On 25 October 2005, the plaintiff (Primac Enterprises) and the first defendant (National Handicraft Centre) entered into a three-year lease agreement for premises known as the "boardroom". The lease agreement did not expressly cover security arrangements, but Clause (W) provided that "other matters not embraced by this agreement could always be discussed by both parties and streamlined accordingly". The plaintiff alleged that pursuant to this clause, the parties agreed that the first defendant would arrange and secure security for the premises and the plaintiff would pay a percentage of security charges. From 2005 to April 2008, the first defendant invoiced the plaintiff for security services (allegedly provided by the second defendant, Vice Security Company), and the plaintiff paid these invoices. On 18 April 2008, the leased premises were broken into and various computer equipment and software belonging to the plaintiff were stolen, valued at USD 5,753.90. The plaintiff claimed compensation from both defendants. The first defendant denied undertaking to provide security and claimed that individual tenants were responsible for their own security arrangements. The second defendant denied being contracted to provide security for the plaintiff's premises, testifying that it only had a contract with another tenant, Kingsport.
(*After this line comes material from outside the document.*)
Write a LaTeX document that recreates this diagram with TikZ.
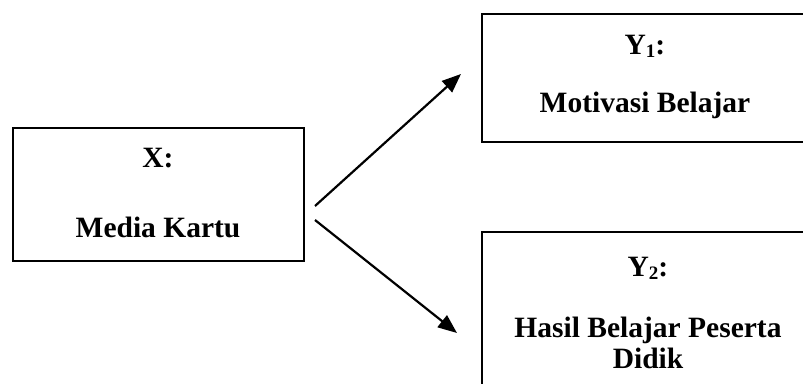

1. The plaintiff's claim against the second defendant was dismissed with costs. 2. The first defendant was ordered to pay the plaintiff the sum of USD 5,753.90 as compensation for the stolen goods. 3. The first defendant was ordered to pay interest on the sum of USD 5,753.90 at the prescribed rate from the date of the order. 4. The first defendant was ordered to pay costs of suit.
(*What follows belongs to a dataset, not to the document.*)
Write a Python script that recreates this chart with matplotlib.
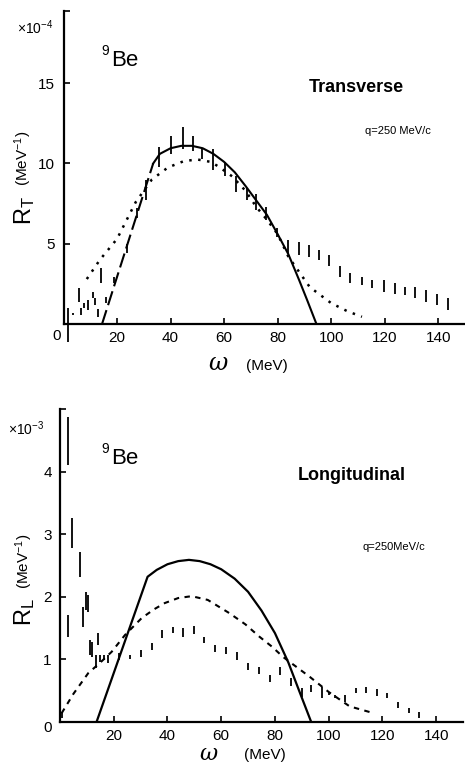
import matplotlib
matplotlib.use('Agg')
import matplotlib.pyplot as plt

plt.rcParams['font.family'] = ['Liberation Sans', 'DejaVu Sans']
plt.rcParams['mathtext.fontset'] = 'custom'
plt.rcParams['mathtext.rm'] = 'Liberation Sans'
plt.rcParams['mathtext.it'] = 'Liberation Sans:italic'

# ---- transverse response (x1e-4 MeV^-1) ----
rt_x_ticks = [20, 40, 60, 80, 100, 120, 140]
rt_y_ticks = [5, 10, 15]

# rising part of the solid curve (printed as long dashes)
rt_rise_w = [14.4, 33.5]
rt_rise = [0.0, 10.0]
rt_solid_w = [33.5, 36, 40, 44, 48, 52, 56, 60, 64, 68, 72, 76, 80, 84, 88, 91, 94.5]
rt_solid = [10.0, 10.6, 10.95, 11.1, 11.1, 10.95, 10.6, 10.1, 9.45, 8.6, 7.7, 6.8, 5.6,
            4.35, 2.75, 1.5, 0.0]
rt_dot_w = [8.7, 13.6, 20, 27, 33, 39, 45, 50, 55, 58, 63, 68, 72, 76, 80, 84, 92, 100,
            106, 111.5]
rt_dot = [2.8, 4.0, 5.3, 7.6, 9.0, 9.75, 10.15, 10.25, 10.1, 9.8, 9.2, 8.3, 7.3, 6.5,
          5.6, 4.2, 2.3, 1.3, 0.8, 0.45]
rt_data_w = [1.8, 3.7, 5.8, 6.5, 7.8, 9.0, 10.9, 11.8, 12.8, 14.0, 15.7, 19.0, 23.6, 27.3,
             31.0, 35.8, 40.0, 44.5, 48.2, 51.6, 55.9, 60.3, 64.3, 68.4, 72.1, 75.8, 79.8,
             83.9, 88.0, 91.7, 95.4, 99.2, 103.2, 107.2, 111.6, 115.4, 119.6, 123.7, 127.4,
             131.5, 135.5, 139.5, 143.6]
rt_data_lo = [-1.1, 0.55, 1.4, 0.55, 1.0, 0.9, 1.6, 1.2, 0.45, 2.55, 1.3, 2.55, 4.4, 6.6,
              7.75, 9.8, 10.6, 10.9, 10.75, 10.25, 9.6, 9.2, 8.2, 7.75, 7.1, 6.5, 5.4,
              4.4, 4.3, 4.2, 4.0, 3.6, 2.9, 2.55, 2.45, 2.25, 2.0, 1.9, 1.8, 1.6, 1.4,
              1.2, 0.9]
rt_data_hi = [1.0, 0.7, 2.25, 1.0, 1.3, 1.5, 2.0, 1.6, 0.95, 3.5, 1.7, 2.9, 5.0, 7.25,
              9.0, 11.0, 11.7, 12.25, 11.7, 10.9, 10.9, 10.1, 9.2, 8.5, 8.1, 7.3, 6.0,
              5.25, 5.1, 4.9, 4.6, 4.3, 3.6, 3.2, 2.95, 2.75, 2.75, 2.55, 2.3, 2.3, 2.1,
              1.9, 1.6]

# ---- longitudinal response (x1e-3 MeV^-1) ----
rl_x_ticks = [20, 40, 60, 80, 100, 120, 140]
rl_y_ticks = [1, 2, 3, 4]
rl_solid_w = [13.6, 32.6, 36, 40, 44, 48, 52, 56, 60, 65, 70, 75, 80, 85, 89, 93.5]
rl_solid = [0.0, 2.32, 2.43, 2.52, 2.57, 2.59, 2.57, 2.52, 2.44, 2.29, 2.08, 1.78, 1.42,
            0.95, 0.5, 0.0]
rl_dash_w = [0.6, 5, 10.5, 15, 19.2, 24.2, 30.4, 35, 39, 44, 49, 55, 63, 69, 74.3, 79, 83,
             88, 93, 100, 107.8, 116]
rl_dash = [0.14, 0.45, 0.78, 0.95, 1.12, 1.39, 1.66, 1.8, 1.9, 1.98, 2.01, 1.95, 1.74,
           1.56, 1.36, 1.2, 1.04, 0.88, 0.72, 0.48, 0.25, 0.15]
rl_data_w = [0.6, 3.1, 4.35, 7.3, 3.1, 8.4, 9.7, 10.5, 11.2, 12.0, 13.3, 14.2, 14.9, 16.5,
             18.0, 21.9, 26.0, 30.1, 34.1, 38.0, 42.1, 45.8, 49.9, 53.6, 57.6, 61.7, 65.9,
             70.0, 74.0, 78.0, 82.0, 86.1, 89.9, 93.6, 97.6, 100.1, 102.2, 106.0, 110.0,
             114.0, 118.0, 121.8, 125.8, 129.9, 133.8]
rl_data_lo = [0.06, 4.11, 2.78, 2.32, 1.35, 1.52, 1.79, 1.76, 1.07, 1.04, 0.86, 1.23, 0.96,
              0.99, 0.94, 0.99, 1.0, 1.04, 1.15, 1.34, 1.42, 1.36, 1.41, 1.26, 1.12, 1.09,
              0.99, 0.83, 0.77, 0.64, 0.75, 0.58, 0.40, 0.48, 0.38, 0.43, 0.38, 0.32, 0.46,
              0.46, 0.42, 0.38, 0.22, 0.14, 0.06]
rl_data_hi = [0.16, 4.88, 3.26, 2.72, 1.71, 1.84, 2.08, 2.03, 1.31, 1.28, 1.07, 1.42, 1.07,
              1.07, 1.07, 1.10, 1.07, 1.15, 1.26, 1.47, 1.52, 1.50, 1.54, 1.36, 1.23, 1.20,
              1.12, 0.94, 0.88, 0.75, 0.88, 0.70, 0.54, 0.59, 0.56, 0.48, 0.43, 0.43, 0.54,
              0.56, 0.53, 0.46, 0.32, 0.22, 0.16]

W, H = 465.0, 768.0
tick_font = ['Liberation Sans', 'DejaVu Sans']


def px(x, y):
    # pixel position (from top left) to figure fraction
    return x / W, 1 - y / H


def style_axes(ax, ymax, xticks, yticks):
    ax.set_xlim(0, 150)
    ax.set_ylim(0, ymax)
    for s in ['top', 'right']:
        ax.spines[s].set_visible(False)
    for s in ['left', 'bottom']:
        ax.spines[s].set_linewidth(1.6)
    ax.set_xticks(xticks)
    ax.set_xticklabels([str(t) for t in xticks], fontfamily=tick_font, fontsize=11)
    ax.set_yticks(yticks + [ymax])
    ax.set_yticklabels([str(t) for t in yticks] + [''], fontfamily=tick_font, fontsize=11)
    ax.tick_params(axis='x', direction='in', length=4, width=1.2, pad=5)
    ax.tick_params(axis='y', direction='in', length=4, width=1.2, pad=6)
    ax.patch.set_alpha(0)


fig = plt.figure(figsize=(4.65, 7.68), dpi=100)

# ---------------- Transverse ----------------
ax1 = fig.add_axes([63.5 / W, 1 - 324 / H, (465 - 63.5) / W, 313 / H])
style_axes(ax1, 19.5, rt_x_ticks, rt_y_ticks)
ax1.plot(rt_rise_w, rt_rise, color='black', lw=1.5, ls=(0, (7, 2.5)))
ax1.plot(rt_solid_w, rt_solid, color='black', lw=1.5)
ax1.plot(rt_dot_w, rt_dot, color='black', lw=1.8, ls=(0, (1, 2.6)))
ax1.vlines(rt_data_w, rt_data_lo, rt_data_hi, color='black', lw=1.3, clip_on=False)

fig.text(*px(57, 336), '0', fontsize=11, fontfamily=tick_font, ha='center', va='center')
fig.text(*px(35, 28), r'$\times 10^{-4}$', fontsize=10, ha='center', va='center')
fig.text(*px(105, 51), '9', fontsize=10, ha='center', va='center')
fig.text(*px(125, 61), 'Be', fontsize=16, ha='center', va='center')
fig.text(*px(356, 87), 'Transverse', fontsize=13, fontweight='bold', ha='center',
         va='center')
fig.text(*px(398, 131), 'q=250 MeV/c', fontsize=8, ha='center', va='center')
fig.text(*px(25, 210), r'R$_\mathrm{T}$', fontsize=17, rotation=90, ha='center',
         va='center')
fig.text(*px(23, 158), r'(MeV$^{-1}$)', fontsize=11, rotation=90, ha='center',
         va='center')
fig.text(*px(218, 364), 'ω', fontsize=17, fontfamily='DejaVu Serif', style='italic',
         ha='center', va='center')
fig.text(*px(267, 366), '(MeV)', fontsize=11, ha='center', va='center')

# ---------------- Longitudinal ----------------
ax2 = fig.add_axes([60 / W, 1 - 722 / H, (463 - 60) / W, 313 / H])
style_axes(ax2, 5.0, rl_x_ticks, rl_y_ticks)
ax2.plot(rl_solid_w, rl_solid, color='black', lw=1.6)
ax2.plot(rl_dash_w, rl_dash, color='black', lw=1.5, ls=(0, (2.6, 2.6)))
ax2.vlines(rl_data_w, rl_data_lo, rl_data_hi, color='black', lw=1.3, clip_on=False)

fig.text(*px(48, 728), '0', fontsize=11, fontfamily=tick_font, ha='center', va='center')
fig.text(*px(26, 429), r'$\times 10^{-3}$', fontsize=10, ha='center', va='center')
fig.text(*px(105, 449), '9', fontsize=10, ha='center', va='center')
fig.text(*px(125, 458), 'Be', fontsize=16, ha='center', va='center')
fig.text(*px(352, 476), 'Longitudinal', fontsize=13, fontweight='bold', ha='center',
         va='center')
fig.text(*px(394, 547), 'q=250MeV/c', fontsize=8, ha='center', va='center')
fig.text(*px(25, 612), r'R$_\mathrm{L}$', fontsize=17, rotation=90, ha='center',
         va='center')
fig.text(*px(24, 561), r'(MeV$^{-1}$)', fontsize=11, rotation=90, ha='center',
         va='center')
fig.text(*px(208, 754), 'ω', fontsize=16, fontfamily='DejaVu Serif', style='italic',
         ha='center', va='center')
fig.text(*px(265, 755), '(MeV)', fontsize=11, ha='center', va='center')

fig.savefig('out.png', dpi=100)
plt.close(fig)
1. Where a written lease agreement contains a clause permitting parties to discuss and agree on matters not covered by the written contract, subsequent oral agreements on such matters (including security arrangements) are enforceable and create binding contractual obligations. 2. The existence of an oral agreement can be established on a balance of probabilities through circumstantial evidence, including invoices, receipts, payments, and testimony regarding the parties' conduct over an extended period. 3. Where a party undertakes to provide a service (such as security) and receives payment for that service but fails to provide it, resulting in loss to the other party, that constitutes a breach of contract for which damages are recoverable. 4. In determining the appropriate currency for an award of damages, Zimbabwean courts have discretion to award judgment in the currency that will adequately compensate the plaintiff and redress the injury suffered. Where the local currency has been rendered valueless by inflation or is no longer in use, and the loss can be fairly calculated in foreign currency, the court may award damages in foreign currency even if the loss was originally suffered in local currency. 5. The principle of fair and adequate compensation requires that damages should reflect the true loss suffered by the plaintiff; where stolen goods must be replaced, compensation may be based on replacement value rather than depreciated value of the stolen items.
The court made observations about the application to amend pleadings under Rule 132 of the High Court Rules, 1971, noting that while the court has wide discretion to allow amendments "at any stage of the proceedings" for the purpose of "determining the real question in controversy between parties," such amendments should not be allowed where they appear designed to reconstruct a party's case after it has collapsed following evidence from key witnesses. The court also commented on the application for absolution from the instance, noting that where a plaintiff has presented a story that requires clear rebuttal from the other side, and has produced documentary evidence (receipts and invoices) that appear to confirm a contractual arrangement, it would be premature to grant absolution before hearing the defendant's evidence. The court endorsed the approach articulated by MAKARAU JP (as she then was) in Fabiola v Louis regarding judicial innovation in addressing the effects of currency collapse and inflation, emphasizing that courts should focus on ensuring that damages are meaningful and provide adequate compensation to plaintiffs rather than rigidly applying rules developed in stable currency environments.
This case is significant in Zimbabwean jurisprudence for several reasons: (1) It confirms that parties to a lease agreement can vary or add to the terms of their contract through subsequent oral agreements, particularly where the written contract contains an enabling clause permitting such variations. (2) It demonstrates how courts will determine the existence of oral agreements through examination of conduct and documentary evidence (invoices, receipts, payments). (3) Most importantly, it contributes to the jurisprudence on currency and damages in Zimbabwe, particularly during the transition from Zimbabwean dollars to the multi-currency system. The judgment affirms that courts have discretion to award damages in foreign currency even where the loss was originally suffered in local currency, where this is necessary to provide fair and adequate compensation. This approach prioritizes substantive justice over formalistic adherence to the currency in which the loss was originally denominated, particularly relevant in contexts of currency collapse and hyperinflation. (4) The case also addresses the principle of full compensation in damages, rejecting arguments for depreciation where replacement value is necessary to adequately compensate the injured party.